> **Task instructions**
Return the listing below unchanged, minus its pictures.

> **Given data**
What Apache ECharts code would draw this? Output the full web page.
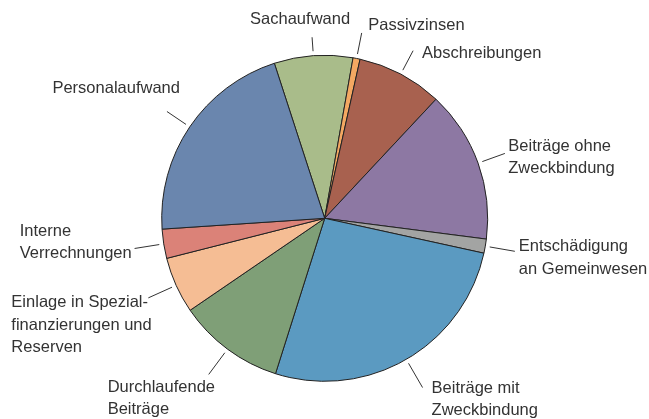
<!DOCTYPE html>
<html>
<head>
<meta charset="utf-8">
<script src="https://cdn.jsdelivr.net/npm/echarts@6/dist/echarts.min.js"></script>
<style>
  html, body { margin: 0; padding: 0; background: #fff; }
  #chart { width: 649px; height: 419px; }
</style>
</head>
<body>
<div id="chart"></div>
<script>
// Anteile in Prozent, im Uhrzeigersinn ab Sachaufwand
const categories = [
  'Sachaufwand',
  'Passivzinsen',
  'Abschreibungen',
  'Beiträge ohne\nZweckbindung',
  'Entschädigung\nan Gemeinwesen',
  'Beiträge mit\nZweckbindung',
  'Durchlaufende\nBeiträge',
  'Einlage in Spezial-\nfinanzierungen und\nReserven',
  'Interne\nVerrechnungen',
  'Personalaufwand'
];
const values = [7.8, 0.7, 8.5, 15.1, 1.4, 26.5, 10.6, 5.6, 2.9, 21.1];

const colors = ['#a9bc8a', '#f3a862', '#a8614f', '#8d78a3', '#a3a4a3',
                '#5b9ac1', '#7f9f77', '#f5bd94', '#db8278', '#6a86ae'];
// Länge der Hinweislinien
const lineLen = [14, 21.5, 22, 24, 25.5, 28, 27, 26, 25, 23];
// Lage der Beschriftung relativ zum Linienende
const labelAlign = ['center', 'left', 'left', 'left', 'left', 'left', 'block', 'block', 'block', 'right'];
const labelDx = [-12, 6.6, 9, 3.4, 4, 9, 6.3, 3.4, -2.9, 13];
const labelDy = [-17.5, -7.5, 2.5, 4, 6.7, 12, 24, 27.5, -6, -23];

const R = 163;
const center = [324.7, 218.3];

var myChart = echarts.init(document.getElementById('chart'));

const pieData = categories.map((name, i) => ({
  name: name,
  value: values[i],
  itemStyle: { color: colors[i] }
}));

const labelData = categories.map((name, i) => ({
  name: name,
  value: values[i],
  labelLine: { length: lineLen[i] }
}));

const option = {
  backgroundColor: '#ffffff',
  animation: false,
  series: [{
    name: 'Anteile',
    type: 'pie',
    center: center,
    radius: [0, R],
    startAngle: 108,
    clockwise: true,
    silent: true,
    label: { show: false },
    labelLine: { show: false },
    itemStyle: {
      borderColor: '#222',
      borderWidth: 1
    },
    data: pieData,
    z: 2
  }, {
    // unsichtbarer Ring, trägt die Beschriftungen mit Abstand zum Kreis
    name: 'Beschriftung',
    type: 'pie',
    center: center,
    radius: [0, R + 4.5],
    startAngle: 108,
    clockwise: true,
    silent: true,
    avoidLabelOverlap: false,
    itemStyle: { color: 'rgba(0,0,0,0)', borderWidth: 0 },
    label: {
      show: true,
      position: 'outside',
      formatter: '{b}',
      color: '#333',
      fontFamily: 'Liberation Sans, Arial, sans-serif',
      fontSize: 16.5,
      lineHeight: 22.5
    },
    labelLine: {
      show: true,
      length: 22,
      length2: 0,
      smooth: false,
      lineStyle: { color: '#333', width: 1 }
    },
    labelLayout: function (params) {
      const pts = params.labelLinePoints;
      if (!pts) return {};
      const end = pts[pts.length - 1];
      const i = params.dataIndex;
      let x = end[0] + labelDx[i];
      let align = labelAlign[i];
      if (align === 'block') {
        x = x - params.labelRect.width;
        align = 'left';
      }
      return {
        x: x,
        y: end[1] + labelDy[i],
        align: align,
        verticalAlign: 'middle',
        labelLinePoints: pts
      };
    },
    data: labelData,
    z: 3
  }]
};

myChart.setOption(option);
</script>
</body>
</html>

> **Task output**
What Apache ECharts code would draw this? Output the full web page.
<!DOCTYPE html>
<html>
<head>
<meta charset="utf-8">
<script src="https://cdn.jsdelivr.net/npm/echarts@6/dist/echarts.min.js"></script>
<style>
  html, body { margin: 0; padding: 0; background: #fff; }
  #chart { width: 649px; height: 419px; }
</style>
</head>
<body>
<div id="chart"></div>
<script>
// Anteile in Prozent, im Uhrzeigersinn ab Sachaufwand
const categories = [
  'Sachaufwand',
  'Passivzinsen',
  'Abschreibungen',
  'Beiträge ohne\nZweckbindung',
  'Entschädigung\nan Gemeinwesen',
  'Beiträge mit\nZweckbindung',
  'Durchlaufende\nBeiträge',
  'Einlage in Spezial-\nfinanzierungen und\nReserven',
  'Interne\nVerrechnungen',
  'Personalaufwand'
];
const values = [7.8, 0.7, 8.5, 15.1, 1.4, 26.5, 10.6, 5.6, 2.9, 21.1];

const colors = ['#a9bc8a', '#f3a862', '#a8614f', '#8d78a3', '#a3a4a3',
                '#5b9ac1', '#7f9f77', '#f5bd94', '#db8278', '#6a86ae'];
// Länge der Hinweislinien
const lineLen = [14, 21.5, 22, 24, 25.5, 28, 27, 26, 25, 23];
// Lage der Beschriftung relativ zum Linienende
const labelAlign = ['center', 'left', 'left', 'left', 'left', 'left', 'block', 'block', 'block', 'right'];
const labelDx = [-12, 6.6, 9, 3.4, 4, 9, 6.3, 3.4, -2.9, 13];
const labelDy = [-17.5, -7.5, 2.5, 4, 6.7, 12, 24, 27.5, -6, -23];

const R = 163;
const center = [324.7, 218.3];

var myChart = echarts.init(document.getElementById('chart'));

const pieData = categories.map((name, i) => ({
  name: name,
  value: values[i],
  itemStyle: { color: colors[i] }
}));

const labelData = categories.map((name, i) => ({
  name: name,
  value: values[i],
  labelLine: { length: lineLen[i] }
}));

const option = {
  backgroundColor: '#ffffff',
  animation: false,
  series: [{
    name: 'Anteile',
    type: 'pie',
    center: center,
    radius: [0, R],
    startAngle: 108,
    clockwise: true,
    silent: true,
    label: { show: false },
    labelLine: { show: false },
    itemStyle: {
      borderColor: '#222',
      borderWidth: 1
    },
    data: pieData,
    z: 2
  }, {
    // unsichtbarer Ring, trägt die Beschriftungen mit Abstand zum Kreis
    name: 'Beschriftung',
    type: 'pie',
    center: center,
    radius: [0, R + 4.5],
    startAngle: 108,
    clockwise: true,
    silent: true,
    avoidLabelOverlap: false,
    itemStyle: { color: 'rgba(0,0,0,0)', borderWidth: 0 },
    label: {
      show: true,
      position: 'outside',
      formatter: '{b}',
      color: '#333',
      fontFamily: 'Liberation Sans, Arial, sans-serif',
      fontSize: 16.5,
      lineHeight: 22.5
    },
    labelLine: {
      show: true,
      length: 22,
      length2: 0,
      smooth: false,
      lineStyle: { color: '#333', width: 1 }
    },
    labelLayout: function (params) {
      const pts = params.labelLinePoints;
      if (!pts) return {};
      const end = pts[pts.length - 1];
      const i = params.dataIndex;
      let x = end[0] + labelDx[i];
      let align = labelAlign[i];
      if (align === 'block') {
        x = x - params.labelRect.width;
        align = 'left';
      }
      return {
        x: x,
        y: end[1] + labelDy[i],
        align: align,
        verticalAlign: 'middle',
        labelLinePoints: pts
      };
    },
    data: labelData,
    z: 3
  }]
};

myChart.setOption(option);
</script>
</body>
</html>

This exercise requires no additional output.